● **What the task asks**: Only the lines from the start of the data to the line containing "fig = go.Figure()", both included, should be output, exactly and without pictures.

● **Data provided**:
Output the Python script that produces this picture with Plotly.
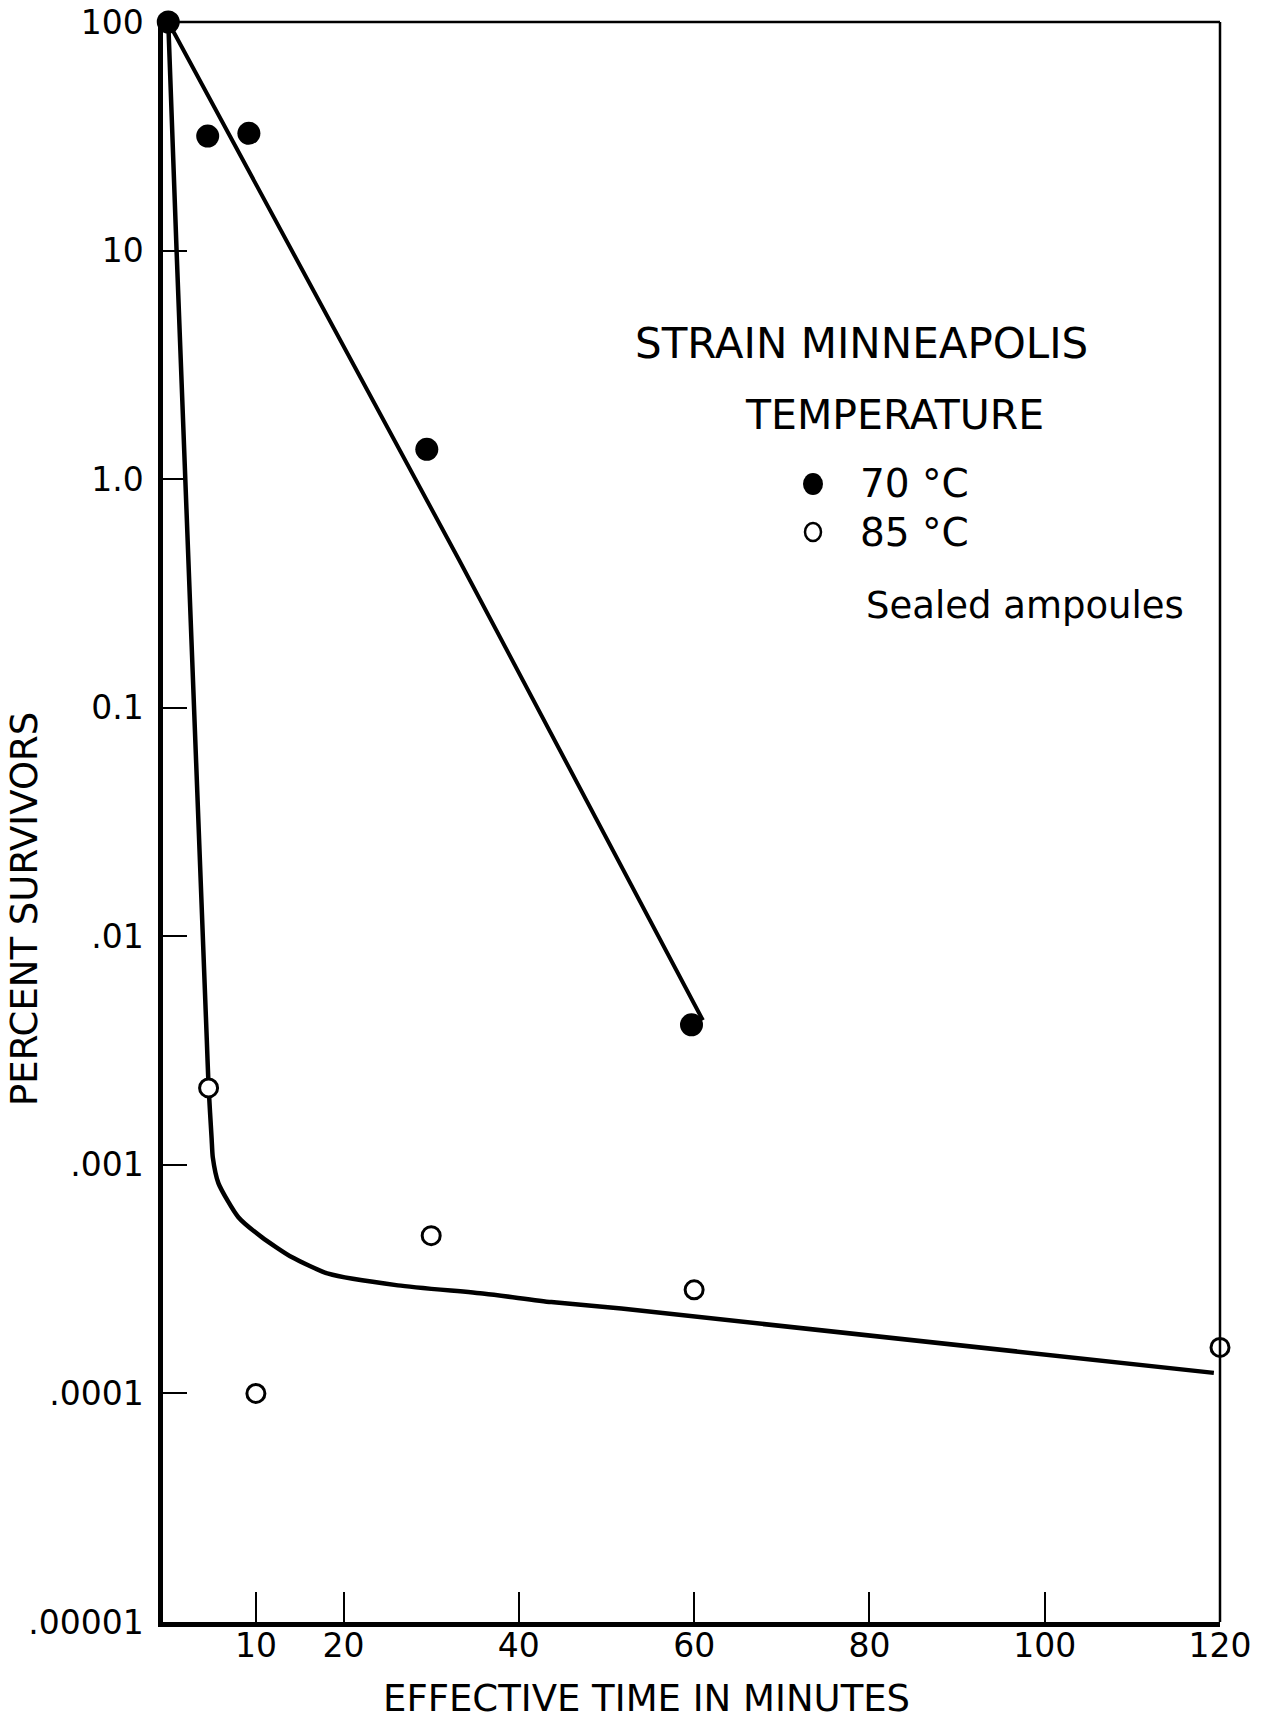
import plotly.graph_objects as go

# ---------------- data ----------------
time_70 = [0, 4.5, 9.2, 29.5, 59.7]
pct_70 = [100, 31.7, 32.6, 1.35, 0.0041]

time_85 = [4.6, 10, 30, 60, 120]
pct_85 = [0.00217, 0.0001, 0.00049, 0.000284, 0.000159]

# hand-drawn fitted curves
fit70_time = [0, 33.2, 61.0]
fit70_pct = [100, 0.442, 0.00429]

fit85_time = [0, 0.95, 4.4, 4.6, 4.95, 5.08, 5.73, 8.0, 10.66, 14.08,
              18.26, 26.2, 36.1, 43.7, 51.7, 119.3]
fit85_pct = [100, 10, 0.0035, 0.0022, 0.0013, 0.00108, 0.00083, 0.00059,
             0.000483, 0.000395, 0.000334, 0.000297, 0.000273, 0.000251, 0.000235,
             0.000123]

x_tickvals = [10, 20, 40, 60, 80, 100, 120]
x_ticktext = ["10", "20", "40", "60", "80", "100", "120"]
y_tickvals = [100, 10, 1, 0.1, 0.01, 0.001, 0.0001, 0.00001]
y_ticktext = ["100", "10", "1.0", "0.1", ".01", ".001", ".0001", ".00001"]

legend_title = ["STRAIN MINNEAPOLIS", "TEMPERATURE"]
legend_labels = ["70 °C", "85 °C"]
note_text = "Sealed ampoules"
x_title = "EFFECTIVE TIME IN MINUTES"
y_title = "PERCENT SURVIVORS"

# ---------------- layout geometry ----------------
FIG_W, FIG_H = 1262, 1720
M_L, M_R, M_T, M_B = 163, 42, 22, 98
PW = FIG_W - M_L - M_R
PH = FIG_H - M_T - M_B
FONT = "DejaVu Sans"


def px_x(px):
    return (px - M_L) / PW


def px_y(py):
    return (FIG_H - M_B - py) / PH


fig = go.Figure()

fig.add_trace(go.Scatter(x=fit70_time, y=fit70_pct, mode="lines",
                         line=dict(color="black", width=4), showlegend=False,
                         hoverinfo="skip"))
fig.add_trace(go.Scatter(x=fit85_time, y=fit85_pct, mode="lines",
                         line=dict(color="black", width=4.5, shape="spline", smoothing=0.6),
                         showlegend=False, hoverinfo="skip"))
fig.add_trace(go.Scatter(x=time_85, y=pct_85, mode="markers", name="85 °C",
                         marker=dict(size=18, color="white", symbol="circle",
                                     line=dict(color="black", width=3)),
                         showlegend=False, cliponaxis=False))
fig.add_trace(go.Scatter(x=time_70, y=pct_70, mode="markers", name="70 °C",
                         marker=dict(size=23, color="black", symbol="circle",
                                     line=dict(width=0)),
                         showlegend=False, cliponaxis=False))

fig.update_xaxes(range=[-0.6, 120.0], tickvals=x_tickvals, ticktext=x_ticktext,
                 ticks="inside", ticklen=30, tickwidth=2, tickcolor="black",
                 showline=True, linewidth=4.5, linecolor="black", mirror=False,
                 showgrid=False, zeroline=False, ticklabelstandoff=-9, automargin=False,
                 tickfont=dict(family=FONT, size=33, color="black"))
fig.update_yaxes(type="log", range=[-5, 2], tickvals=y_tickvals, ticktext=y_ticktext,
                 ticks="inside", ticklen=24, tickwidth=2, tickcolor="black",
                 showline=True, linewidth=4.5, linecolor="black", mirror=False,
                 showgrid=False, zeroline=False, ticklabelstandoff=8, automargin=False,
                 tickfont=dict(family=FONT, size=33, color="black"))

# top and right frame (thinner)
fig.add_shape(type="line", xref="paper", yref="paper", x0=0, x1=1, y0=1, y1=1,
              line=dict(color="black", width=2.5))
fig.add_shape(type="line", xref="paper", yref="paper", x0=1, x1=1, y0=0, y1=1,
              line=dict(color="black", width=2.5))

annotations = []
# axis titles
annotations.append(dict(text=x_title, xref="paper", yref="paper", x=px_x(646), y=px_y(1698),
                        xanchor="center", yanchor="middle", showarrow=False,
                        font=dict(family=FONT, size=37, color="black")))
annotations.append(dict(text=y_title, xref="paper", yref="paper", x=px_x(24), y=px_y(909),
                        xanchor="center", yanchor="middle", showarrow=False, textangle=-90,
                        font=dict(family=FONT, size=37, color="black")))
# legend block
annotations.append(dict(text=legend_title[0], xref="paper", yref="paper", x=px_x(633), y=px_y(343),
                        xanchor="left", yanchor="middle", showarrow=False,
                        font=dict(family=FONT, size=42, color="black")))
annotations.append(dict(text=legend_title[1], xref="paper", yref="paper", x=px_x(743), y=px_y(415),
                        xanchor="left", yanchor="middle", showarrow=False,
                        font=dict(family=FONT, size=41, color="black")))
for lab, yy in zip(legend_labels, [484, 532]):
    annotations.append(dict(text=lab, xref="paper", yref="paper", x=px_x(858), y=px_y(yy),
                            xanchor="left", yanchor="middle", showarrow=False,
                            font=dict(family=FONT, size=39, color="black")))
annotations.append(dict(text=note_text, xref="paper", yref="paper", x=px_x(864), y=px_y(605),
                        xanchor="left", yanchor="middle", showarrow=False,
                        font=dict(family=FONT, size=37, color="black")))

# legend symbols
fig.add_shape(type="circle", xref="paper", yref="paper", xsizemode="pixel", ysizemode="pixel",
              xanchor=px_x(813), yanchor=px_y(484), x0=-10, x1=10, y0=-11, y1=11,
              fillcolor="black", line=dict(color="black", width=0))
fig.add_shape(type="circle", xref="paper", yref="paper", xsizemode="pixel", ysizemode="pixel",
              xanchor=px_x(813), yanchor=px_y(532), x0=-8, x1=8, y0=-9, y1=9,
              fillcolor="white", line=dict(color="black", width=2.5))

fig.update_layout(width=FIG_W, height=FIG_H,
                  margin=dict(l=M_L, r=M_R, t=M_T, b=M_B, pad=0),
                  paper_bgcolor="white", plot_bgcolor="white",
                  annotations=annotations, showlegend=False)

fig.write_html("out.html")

● **Output**:
Output the Python script that produces this picture with Plotly.
import plotly.graph_objects as go

# ---------------- data ----------------
time_70 = [0, 4.5, 9.2, 29.5, 59.7]
pct_70 = [100, 31.7, 32.6, 1.35, 0.0041]

time_85 = [4.6, 10, 30, 60, 120]
pct_85 = [0.00217, 0.0001, 0.00049, 0.000284, 0.000159]

# hand-drawn fitted curves
fit70_time = [0, 33.2, 61.0]
fit70_pct = [100, 0.442, 0.00429]

fit85_time = [0, 0.95, 4.4, 4.6, 4.95, 5.08, 5.73, 8.0, 10.66, 14.08,
              18.26, 26.2, 36.1, 43.7, 51.7, 119.3]
fit85_pct = [100, 10, 0.0035, 0.0022, 0.0013, 0.00108, 0.00083, 0.00059,
             0.000483, 0.000395, 0.000334, 0.000297, 0.000273, 0.000251, 0.000235,
             0.000123]

x_tickvals = [10, 20, 40, 60, 80, 100, 120]
x_ticktext = ["10", "20", "40", "60", "80", "100", "120"]
y_tickvals = [100, 10, 1, 0.1, 0.01, 0.001, 0.0001, 0.00001]
y_ticktext = ["100", "10", "1.0", "0.1", ".01", ".001", ".0001", ".00001"]

legend_title = ["STRAIN MINNEAPOLIS", "TEMPERATURE"]
legend_labels = ["70 °C", "85 °C"]
note_text = "Sealed ampoules"
x_title = "EFFECTIVE TIME IN MINUTES"
y_title = "PERCENT SURVIVORS"

# ---------------- layout geometry ----------------
FIG_W, FIG_H = 1262, 1720
M_L, M_R, M_T, M_B = 163, 42, 22, 98
PW = FIG_W - M_L - M_R
PH = FIG_H - M_T - M_B
FONT = "DejaVu Sans"


def px_x(px):
    return (px - M_L) / PW


def px_y(py):
    return (FIG_H - M_B - py) / PH


fig = go.Figure()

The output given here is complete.